Lancashire County Council have announced that, after a year of positive progress, the council has been set its first ever billion pound budget.
Yesterday saw a full meeting of the council, with the outcome proving that the current financial outlook is looking generally positive thanks to cautious management. Leaders did, however, say that complacency cannot set in and that hard decisions may still need to be made due to the current financial climate.
The total budget amounted to £1,039.046 million, with adult services set to receive the highest allocation from this at £444.813 million. Children’s social care is due to receive £193.647 million worth of funding, with £163.016 million being spent on highways and transport. One million of the transport budget is also to be used to fix multiple potholes on roads.
A new, bespoke Lancashire Investment Fund is to be established, having an additional £11.8 million committed to it. This fund would help businesses develop, as well as encouraging growth that will support local employment.
County Councillor Phillippa Williamson, Leader of the County Council, said:
“Looking back at the past year it is really great to see how much the council has achieved and helped improve the lives of people in Lancashire.
“In fact there has been really good progress in so many areas, and I’m delighted to say that thanks to our careful financial management we will again be looking to continue our work to help Lancashire’s residents and businesses thrive.
“Over the past year, we have seen our Children’s and Family Service move from Requires Improvement to Good, the county attract £200 million of Levelling Up funding, including £50 million for the county council’s bid which will bring improvements and opportunities right across East Lancashire, and more than 50,000 businesses supported by the county’s Business Growth Hub.
“We’ve also been working hard on our highways, investing in the ‘Love Clean Streets’ App, rubber roads and other innovative ways to keep Lancashire’s roads moving.
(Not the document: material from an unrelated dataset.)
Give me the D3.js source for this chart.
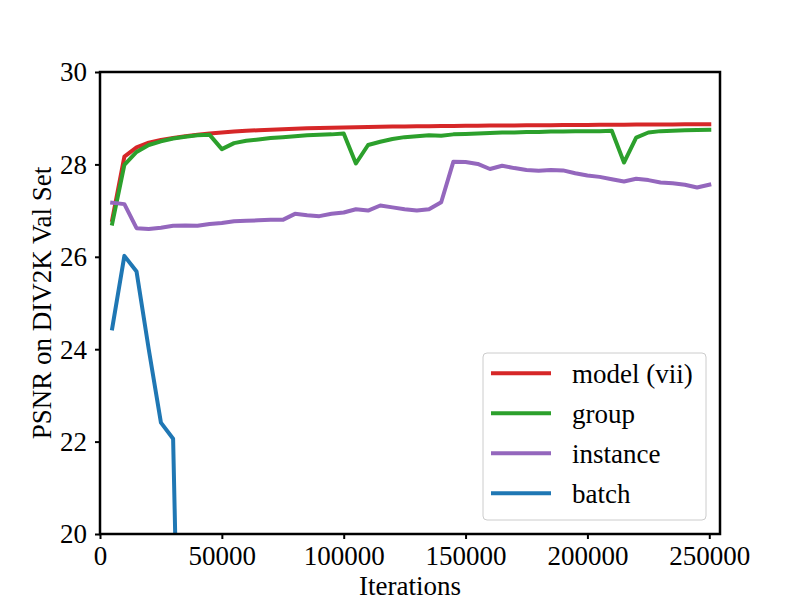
<!DOCTYPE html>
<html>
<head>
<meta charset="utf-8">
<script src="https://cdn.jsdelivr.net/npm/d3@7"></script>
<style>
  body { margin: 0; background: #fff; }
  svg text { font-family: "Liberation Serif", "Times New Roman", serif; }
</style>
</head>
<body>
<svg id="chart" width="800" height="600"></svg>
<script>
// x values (training iterations)
const iterations = [
  5000, 10000, 15000, 20000, 25000, 30000, 35000, 40000, 45000, 50000,
  55000, 60000, 65000, 70000, 75000, 80000, 85000, 90000, 95000, 100000,
  105000, 110000, 115000, 120000, 125000, 130000, 135000, 140000, 145000, 150000,
  155000, 160000, 165000, 170000, 175000, 180000, 185000, 190000, 195000, 200000,
  205000, 210000, 215000, 220000, 225000, 230000, 235000, 240000, 245000, 250000
];

const modelPsnr = [
  26.8, 28.17, 28.37, 28.47, 28.53, 28.57, 28.61, 28.64, 28.67, 28.69,
  28.71, 28.73, 28.74, 28.75, 28.76, 28.77, 28.78, 28.79, 28.795, 28.80,
  28.805, 28.81, 28.815, 28.82, 28.822, 28.825, 28.828, 28.83, 28.833, 28.836,
  28.838, 28.84, 28.842, 28.844, 28.846, 28.848, 28.85, 28.851, 28.853, 28.855,
  28.856, 28.858, 28.86, 28.861, 28.863, 28.865, 28.866, 28.867, 28.868, 28.87
];

const groupPsnr = [
  26.72, 27.99, 28.27, 28.42, 28.50, 28.56, 28.60, 28.63, 28.64, 28.33,
  28.46, 28.51, 28.54, 28.57, 28.59, 28.61, 28.63, 28.64, 28.65, 28.67,
  28.02, 28.42, 28.49, 28.55, 28.59, 28.61, 28.63, 28.62, 28.65, 28.66,
  28.67, 28.68, 28.69, 28.69, 28.70, 28.70, 28.71, 28.71, 28.72, 28.72,
  28.72, 28.73, 28.04, 28.58, 28.69, 28.72, 28.73, 28.74, 28.745, 28.75
];

const instancePsnr = [
  27.17, 27.14, 26.62, 26.60, 26.63, 26.67, 26.68, 26.67, 26.71, 26.73,
  26.77, 26.78, 26.79, 26.80, 26.80, 26.93, 26.90, 26.88, 26.93, 26.96,
  27.03, 27.00, 27.11, 27.07, 27.03, 27.00, 27.03, 27.18, 28.06, 28.05,
  28.01, 27.90, 27.97, 27.92, 27.88, 27.86, 27.88, 27.87, 27.81, 27.76,
  27.73, 27.68, 27.63, 27.69, 27.66, 27.61, 27.59, 27.56, 27.50, 27.56
];

// batch norm collapses, runs off the bottom of the plot
const batchIterations = [5000, 10000, 15000, 20000, 25000, 30000, 35000];
const batchPsnr = [24.45, 26.02, 25.68, 24.0, 22.41, 22.06, 10.0];

const xTicks = [0, 50000, 100000, 150000, 200000, 250000];
const yTicks = [20, 22, 24, 26, 28, 30];

const series = [
  { name: "model (vii)", color: "#d62728", xs: iterations, ys: modelPsnr },
  { name: "group", color: "#2ca02c", xs: iterations, ys: groupPsnr },
  { name: "instance", color: "#9467bd", xs: iterations, ys: instancePsnr },
  { name: "batch", color: "#1f77b4", xs: batchIterations, ys: batchPsnr }
];

const svg = d3.select("svg#chart");
const plotLeft = 100, plotRight = 720, plotTop = 72, plotBottom = 534;

const xScale = d3.scaleLinear().domain([0, 254400]).range([plotLeft, plotRight]);
const yScale = d3.scaleLinear().domain([20, 30]).range([plotBottom, plotTop]);

svg.append("defs").append("clipPath").attr("id", "plot-area")
  .append("rect")
  .attr("x", plotLeft).attr("y", plotTop)
  .attr("width", plotRight - plotLeft).attr("height", plotBottom - plotTop);

const line = d3.line()
  .x(function (d) { return xScale(d[0]); })
  .y(function (d) { return yScale(d[1]); });

const lines = svg.append("g").attr("clip-path", "url(#plot-area)");
series.forEach((s) => {
  lines.append("path")
    .datum(s.xs.map((x, i) => [x, s.ys[i]]))
    .attr("d", line)
    .attr("fill", "none")
    .attr("stroke", s.color)
    .attr("stroke-width", 4)
    .attr("stroke-linejoin", "round")
    .attr("stroke-linecap", "square");
});

// axes
const xAxis = svg.append("g")
  .attr("transform", "translate(0," + plotBottom + ")")
  .call(d3.axisBottom(xScale).tickValues(xTicks).tickFormat(d3.format("d")).tickSize(5).tickPadding(7));
const yAxis = svg.append("g")
  .attr("transform", "translate(" + plotLeft + ",0)")
  .call(d3.axisLeft(yScale).tickValues(yTicks).tickFormat(d3.format("d")).tickSize(5).tickPadding(8));

[xAxis, yAxis].forEach((g) => {
  g.select(".domain").remove();
  g.selectAll(".tick line").attr("stroke", "#000").attr("stroke-width", 2);
  g.selectAll(".tick text")
    .attr("fill", "#000")
    .style("font-size", "27px")
    .style("font-family", "'Liberation Serif', serif");
});
xAxis.selectAll(".tick text").attr("dy", "0.72em");
yAxis.selectAll(".tick text").attr("dy", "0.33em");

// frame
svg.append("rect")
  .attr("x", plotLeft).attr("y", plotTop)
  .attr("width", plotRight - plotLeft).attr("height", plotBottom - plotTop)
  .attr("fill", "none")
  .attr("stroke", "#000")
  .attr("stroke-width", 2.5);

// axis labels
svg.append("text")
  .attr("x", (plotLeft + plotRight) / 2)
  .attr("y", 595)
  .attr("text-anchor", "middle")
  .style("font-size", "27px")
  .text("Iterations");

svg.append("text")
  .attr("transform", "translate(51," + (plotTop + plotBottom) / 2 + ") rotate(-90)")
  .attr("text-anchor", "middle")
  .style("font-size", "27px")
  .text("PSNR on DIV2K Val Set");

// legend
const legend = svg.append("g");
legend.append("rect")
  .attr("x", 483).attr("y", 353)
  .attr("width", 223).attr("height", 167)
  .attr("rx", 4)
  .attr("fill", "#fff").attr("fill-opacity", 0.8)
  .attr("stroke", "#cccccc").attr("stroke-width", 1);

series.forEach((s, i) => {
  const yRow = 373.3 + i * 40;
  legend.append("line")
    .attr("x1", 491).attr("x2", 551)
    .attr("y1", yRow).attr("y2", yRow)
    .attr("stroke", s.color)
    .attr("stroke-width", 4);
  legend.append("text")
    .attr("x", 572)
    .attr("y", yRow + 9.5)
    .style("font-size", "27px")
    .text(s.name);
});
</script>
</body>
</html>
“Our continued investment and focus on Adult Social Care, with a ring fenced 2% increase in funding from council tax, as well more than £193 million being spent on children’s social care, means we can ensure many of most vulnerable residents receive the support they need.
Other boosts include an extra £200,000 to provide support for sustainable transport, £756,000 being allocated to the improvement of cyber security and a £500 increase to the £2,000 local member grants scheme.
Deputy Leader of the Council, Cllr Alan Vincent, said:
“I’m very pleased to say that overall our finances are stable, but I am also realistic and know there is more to do.
“Over the last year we have felt the pressure of rising costs like the rest of county and have worked hard to find ways to reduce these while continuing to deliver much needed services, whilst also providing value for money.
“Our financial management is paying off and with the addition of the government’s financial settlement, we are now in a better position than most local authorities.
“But we must be careful, and maintain the financial strategy that has served us well.
“By taking this considered approach we feel optimistic that later in the later in the year we will be in a position to provide even more support and further investment.”